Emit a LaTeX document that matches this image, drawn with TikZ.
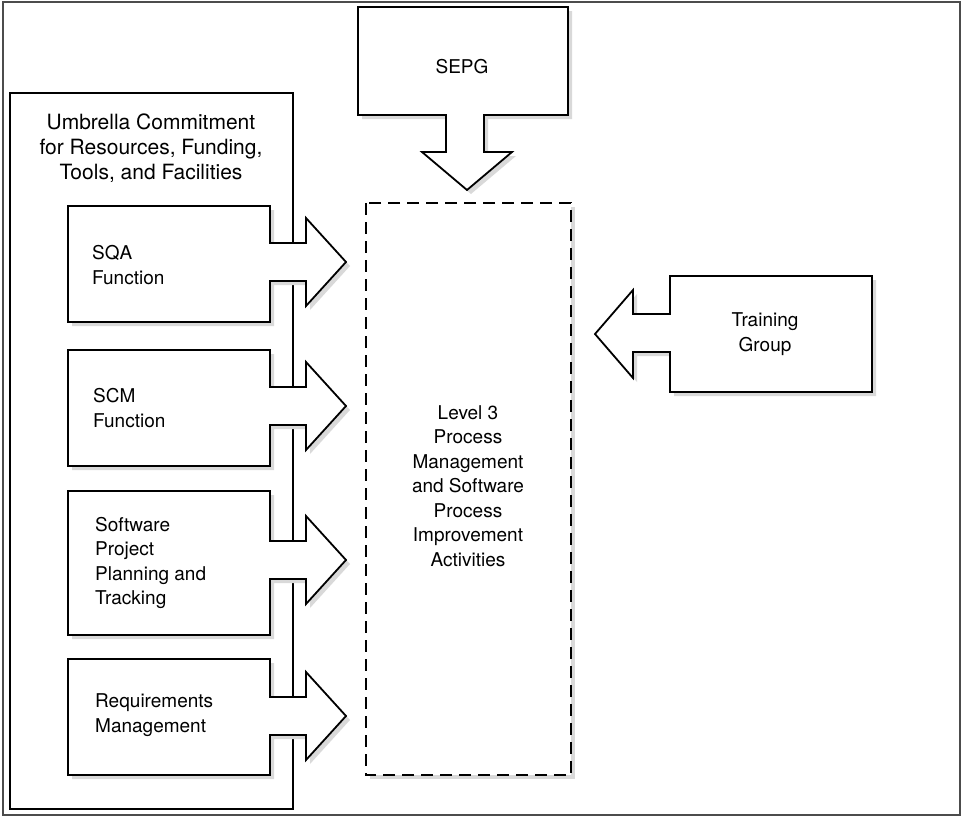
\documentclass[tikz,border=0pt]{standalone}
\usepackage{fontspec}
\setmainfont{TeX Gyre Heros}
\usetikzlibrary{shadows}
% right-pointing arrow box: #1 top, #2 bottom, #3 arrow mid
\newcommand{\myrarrow}[3]{%
  \draw[arrowshape,shad] (68,#1) -- (270,#1) -- (270,{#3-19}) -- (306,{#3-19})
    -- (306,{#3-44}) -- (346,#3) -- (306,{#3+44}) -- (306,{#3+19})
    -- (270,{#3+19}) -- (270,#2) -- (68,#2) -- cycle;}
\begin{document}
\begin{tikzpicture}[x=1pt,y=-1pt,
  arrowshape/.style={draw=black, line width=1.8pt, fill=white, line join=miter},
  shad/.style={drop shadow={shadow xshift=4pt, shadow yshift=-4pt, fill=black!15, opacity=1}},
  lbl/.style={font=\fontsize{19}{24.5}\selectfont, inner sep=0pt},
  biglbl/.style={font=\fontsize{21}{25}\selectfont, inner sep=0pt},
]
\useasboundingbox (0,0) rectangle (962,819);
% outer frame
\draw[black!70, line width=1.3pt] (3,2) rectangle (960,815);
% umbrella frame
\draw[line width=1.5pt] (10,93) rectangle (293,809);
\node[biglbl, align=center] (umb) at (151,148) {Umbrella Commitment\\for Resources, Funding,\\Tools, and Facilities};

% left arrow boxes
\myrarrow{206}{322}{262}
\myrarrow{350}{466}{406}
\myrarrow{491}{635}{560}
\myrarrow{659}{775}{716}
\node[lbl, align=left, anchor=west] (sqa) at (92,265) {SQA\\Function};
\node[lbl, align=left, anchor=west] (scm) at (93,408) {SCM\\Function};
\node[lbl, align=left, anchor=west] (spp) at (95,563) {Software\\Project\\Planning and\\Tracking};
\node[lbl, align=left, anchor=west] (req) at (95,715) {Requirements\\Management};

% SEPG down arrow box
\draw[arrowshape,shad] (358,7) -- (568,7) -- (568,115) -- (484,115) -- (484,152)
  -- (512,152) -- (467,190) -- (422,152) -- (446,152) -- (446,115) -- (358,115) -- cycle;
\node[lbl] (sepg) at (462,67) {SEPG};

% central dashed box
\draw[line width=2pt, dash pattern=on 12pt off 7pt, fill=white, shad] (366,203) rectangle (571,775);
\node[lbl, align=center] (lvl) at (468,486) {Level 3\\Process\\Management\\and Software\\Process\\Improvement\\Activities};

% Training group left arrow box
\draw[arrowshape,shad] (872,276) -- (872,392) -- (670,392) -- (670,352) -- (633,352)
  -- (633,378) -- (595,334) -- (633,290) -- (633,314) -- (670,314) -- (670,276) -- cycle;
\node[lbl, align=center] (trg) at (765,334) {Training\\Group};
\end{tikzpicture}
\end{document}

## What is expected
Write the material out again exactly as it appears, dropping the pictures.

## Exercise response
Emit a LaTeX document that matches this image, drawn with TikZ.
\documentclass[tikz,border=0pt]{standalone}
\usepackage{fontspec}
\setmainfont{TeX Gyre Heros}
\usetikzlibrary{shadows}
% right-pointing arrow box: #1 top, #2 bottom, #3 arrow mid
\newcommand{\myrarrow}[3]{%
  \draw[arrowshape,shad] (68,#1) -- (270,#1) -- (270,{#3-19}) -- (306,{#3-19})
    -- (306,{#3-44}) -- (346,#3) -- (306,{#3+44}) -- (306,{#3+19})
    -- (270,{#3+19}) -- (270,#2) -- (68,#2) -- cycle;}
\begin{document}
\begin{tikzpicture}[x=1pt,y=-1pt,
  arrowshape/.style={draw=black, line width=1.8pt, fill=white, line join=miter},
  shad/.style={drop shadow={shadow xshift=4pt, shadow yshift=-4pt, fill=black!15, opacity=1}},
  lbl/.style={font=\fontsize{19}{24.5}\selectfont, inner sep=0pt},
  biglbl/.style={font=\fontsize{21}{25}\selectfont, inner sep=0pt},
]
\useasboundingbox (0,0) rectangle (962,819);
% outer frame
\draw[black!70, line width=1.3pt] (3,2) rectangle (960,815);
% umbrella frame
\draw[line width=1.5pt] (10,93) rectangle (293,809);
\node[biglbl, align=center] (umb) at (151,148) {Umbrella Commitment\\for Resources, Funding,\\Tools, and Facilities};

% left arrow boxes
\myrarrow{206}{322}{262}
\myrarrow{350}{466}{406}
\myrarrow{491}{635}{560}
\myrarrow{659}{775}{716}
\node[lbl, align=left, anchor=west] (sqa) at (92,265) {SQA\\Function};
\node[lbl, align=left, anchor=west] (scm) at (93,408) {SCM\\Function};
\node[lbl, align=left, anchor=west] (spp) at (95,563) {Software\\Project\\Planning and\\Tracking};
\node[lbl, align=left, anchor=west] (req) at (95,715) {Requirements\\Management};

% SEPG down arrow box
\draw[arrowshape,shad] (358,7) -- (568,7) -- (568,115) -- (484,115) -- (484,152)
  -- (512,152) -- (467,190) -- (422,152) -- (446,152) -- (446,115) -- (358,115) -- cycle;
\node[lbl] (sepg) at (462,67) {SEPG};

% central dashed box
\draw[line width=2pt, dash pattern=on 12pt off 7pt, fill=white, shad] (366,203) rectangle (571,775);
\node[lbl, align=center] (lvl) at (468,486) {Level 3\\Process\\Management\\and Software\\Process\\Improvement\\Activities};

% Training group left arrow box
\draw[arrowshape,shad] (872,276) -- (872,392) -- (670,392) -- (670,352) -- (633,352)
  -- (633,378) -- (595,334) -- (633,290) -- (633,314) -- (670,314) -- (670,276) -- cycle;
\node[lbl, align=center] (trg) at (765,334) {Training\\Group};
\end{tikzpicture}
\end{document}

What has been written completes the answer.